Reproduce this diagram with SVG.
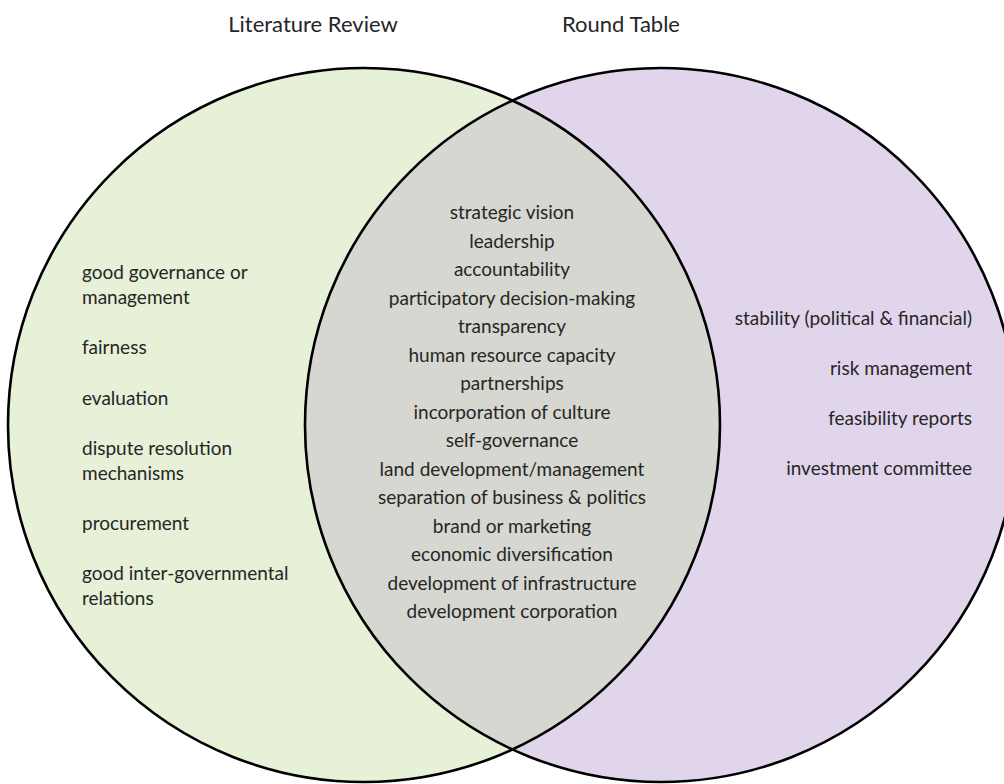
<svg xmlns="http://www.w3.org/2000/svg" width="1004" height="784" viewBox="0 0 1004 784">
  <style>
    text { font-family: Lato, "Liberation Sans", sans-serif; fill: #262626; }
    .title { font-size: 22px; text-anchor: middle; }
    .item { font-size: 19px; }
    .mid { text-anchor: middle; }
    .end { text-anchor: end; }
    .outline { fill: none; stroke: #000; stroke-width: 2.6; }
  </style>
  <defs>
    <clipPath id="clipLeft">
      <ellipse cx="364" cy="425" rx="356" ry="357"/>
    </clipPath>
  </defs>
  <rect width="1004" height="784" fill="#ffffff"/>

  <g id="set-literature-review">
    <ellipse cx="364" cy="425" rx="356" ry="357" fill="#e6f1d8"/>
  </g>
  <g id="set-round-table">
    <ellipse cx="661" cy="425" rx="356" ry="357" fill="#e1d5ec"/>
  </g>
  <g id="set-intersection">
    <ellipse cx="661" cy="425" rx="356" ry="357" fill="#d5d7d0" clip-path="url(#clipLeft)"/>
  </g>
  <g id="outlines">
    <ellipse class="outline" cx="364" cy="425" rx="356" ry="357"/>
    <ellipse class="outline" cx="661" cy="425" rx="356" ry="357"/>
  </g>

  <g id="titles">
    <text class="title" x="313" y="32">Literature Review</text>
    <text class="title" x="621" y="32">Round Table</text>
  </g>

  <g id="literature-items">
    <text class="item" x="82" y="279">good governance or</text>
    <text class="item" x="82" y="303.5">management</text>
    <text class="item" x="82" y="354">fairness</text>
    <text class="item" x="82" y="404.5">evaluation</text>
    <text class="item" x="82" y="455">dispute resolution</text>
    <text class="item" x="82" y="479.5">mechanisms</text>
    <text class="item" x="82" y="530">procurement</text>
    <text class="item" x="82" y="580">good inter-governmental</text>
    <text class="item" x="82" y="604.5">relations</text>
  </g>

  <g id="shared-items">
    <text class="item mid" x="512" y="219">strategic vision</text>
    <text class="item mid" x="512" y="247.5">leadership</text>
    <text class="item mid" x="512" y="276">accountability</text>
    <text class="item mid" x="512" y="304.5">participatory decision-making</text>
    <text class="item mid" x="512" y="333">transparency</text>
    <text class="item mid" x="512" y="361.5">human resource capacity</text>
    <text class="item mid" x="512" y="390">partnerships</text>
    <text class="item mid" x="512" y="418.5">incorporation of culture</text>
    <text class="item mid" x="512" y="447">self-governance</text>
    <text class="item mid" x="512" y="475.5">land development/management</text>
    <text class="item mid" x="512" y="504">separation of business &amp; politics</text>
    <text class="item mid" x="512" y="532.5">brand or marketing</text>
    <text class="item mid" x="512" y="561">economic diversification</text>
    <text class="item mid" x="512" y="589.5">development of infrastructure</text>
    <text class="item mid" x="512" y="618">development corporation</text>
  </g>

  <g id="roundtable-items">
    <text class="item end" x="972" y="325">stability (political &amp; financial)</text>
    <text class="item end" x="972" y="375">risk management</text>
    <text class="item end" x="972" y="425">feasibility reports</text>
    <text class="item end" x="972" y="475">investment committee</text>
  </g>
</svg>
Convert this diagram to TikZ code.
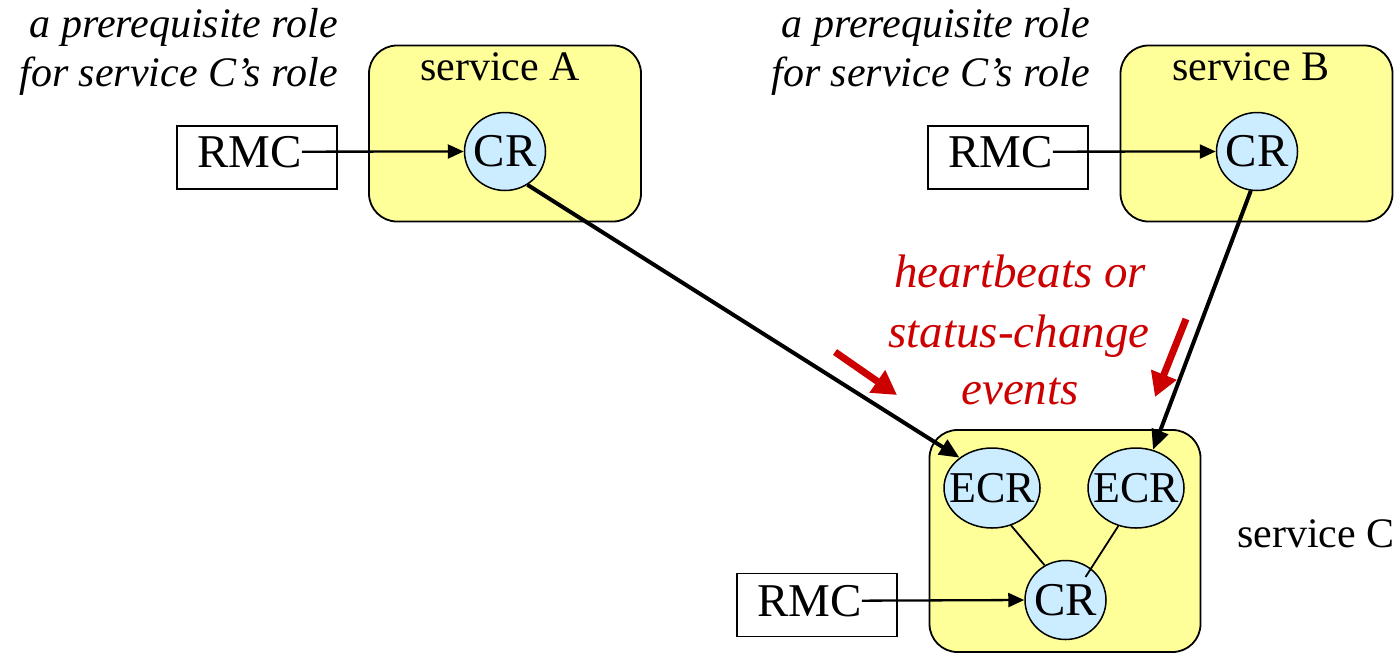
\documentclass[tikz,border=0pt]{standalone}
\usepackage{fontspec}
\setmainfont{Liberation Serif}
\usetikzlibrary{arrows.meta,shapes.geometric,calc}
\definecolor{boxyellow}{HTML}{FFFF99}
\definecolor{crblue}{HTML}{CCECFF}
\definecolor{evred}{HTML}{CC0000}
\begin{document}
\begin{tikzpicture}[x=1pt,y=-1pt,
  svc/.style={draw, line width=1.8pt, fill=boxyellow, rounded corners=28pt, inner sep=0pt},
  rmcbox/.style={draw, line width=1.5pt, minimum width=160pt, minimum height=63pt, inner sep=0pt},
  rmctext/.style={inner sep=0pt, font=\fontsize{47}{50}\selectfont},
  crnode/.style={ellipse, draw, line width=1.5pt, fill=crblue, inner sep=0pt, font=\fontsize{47}{50}\selectfont},
  ecrnode/.style={ellipse, draw, line width=1.5pt, fill=crblue, inner sep=0pt, minimum width=96pt, minimum height=80pt, font=\fontsize{44}{48}\selectfont},
  lbl/.style={inner sep=0pt, font=\fontsize{42}{46}\selectfont},
  itl/.style={inner sep=0pt, font=\fontsize{42}{46}\selectfont\itshape},
  redtxt/.style={inner sep=0pt, text=evred, font=\fontsize{47}{50}\selectfont\itshape},
  thinarrow/.style={line width=2.3pt, -{Triangle[length=16pt,width=14pt]}},
  thickarrow/.style={line width=4pt, -{Triangle[length=20pt,width=17pt]}},
  redarrow/.style={line width=7pt, evred, -{Triangle[length=24pt,width=26pt]}},
  link/.style={line width=1.8pt}
]
\useasboundingbox (0,0) rectangle (1399,654);

% service boxes
\node[svc, minimum width=272pt, minimum height=176pt] (svcA) at (505,133.5) {};
\node[svc, minimum width=272pt, minimum height=176pt] (svcB) at (1256.5,133.5) {};
\node[svc, minimum width=271pt, minimum height=222pt] (svcC) at (1065,541) {};

% service labels
\node[lbl, anchor=base] (labA) at (500,80) {service A};
\node[lbl, anchor=base] (labB) at (1251,80) {service B};
\node[lbl, anchor=base west] (labC) at (1237,547) {service C};

% prerequisite texts
\node[itl, anchor=base east] (preA1) at (338,37) {a prerequisite role};
\node[itl, anchor=base east] (preA2) at (338,86) {for service C’s role};
\node[itl, anchor=base east] (preB1) at (1090,37) {a prerequisite role};
\node[itl, anchor=base east] (preB2) at (1090,86) {for service C’s role};

% RMC boxes
\node[rmcbox] (rmcA) at (257,157.5) {};
\node[rmctext, anchor=base west] (rmcAt) at (197,167) {RMC};
\node[rmcbox] (rmcB) at (1008,157.5) {};
\node[rmctext, anchor=base west] (rmcBt) at (948,167) {RMC};
\node[rmcbox] (rmcC) at (817,605) {};
\node[rmctext, anchor=base west] (rmcCt) at (757,616) {RMC};

% CR / ECR nodes
\node[crnode, minimum width=81pt, minimum height=78pt] (crA) at (505,151.5) {\makebox[0pt]{CR}};
\node[crnode, minimum width=81pt, minimum height=78pt] (crB) at (1257,151.5) {\makebox[0pt]{CR}};
\node[crnode, minimum width=81pt, minimum height=79pt] (crC) at (1065.5,600) {\makebox[0pt]{CR}};
\node[ecrnode] (ecrL) at (992,488) {\makebox[0pt]{ECR}};
\node[ecrnode] (ecrR) at (1136,488) {\makebox[0pt]{ECR}};

% connectors
\draw[thinarrow] (rmcAt.east) -- (crA.west);
\draw[thinarrow] (rmcBt.east) -- (crB.west);
\draw[thinarrow] (rmcCt.east) -- (crC.west);
\draw[thickarrow] (crA.-56) -- (ecrL.137);
\draw[thickarrow] (crB.-99) -- (ecrR.66);
\draw[link] (ecrL.-63) -- (crC.121);
\draw[link] (ecrR.-115) -- ($(crC.center)!0.75!(crC.49)$);

% red annotation
\node[redtxt, anchor=base] (ev1) at (1020,287) {heartbeats or};
\node[redtxt, anchor=base] (ev2) at (1019,347) {status-change};
\node[redtxt, anchor=base] (ev3) at (1020,404) {events};
\coordinate (r1s) at (835,352);
\coordinate (r1e) at (897,395);
\coordinate (r2s) at (1186,319);
\coordinate (r2e) at (1155,397);
\draw[redarrow] (r1s) -- (r1e);
\draw[redarrow] (r2s) -- (r2e);
\end{tikzpicture}
\end{document}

+--

_WORK INSTRUCTIONS_
Of the lines in the data, how many hold the string "diagram"? State the number, nothing else.

_SOLUTION FOR THIS EXERCISE_
2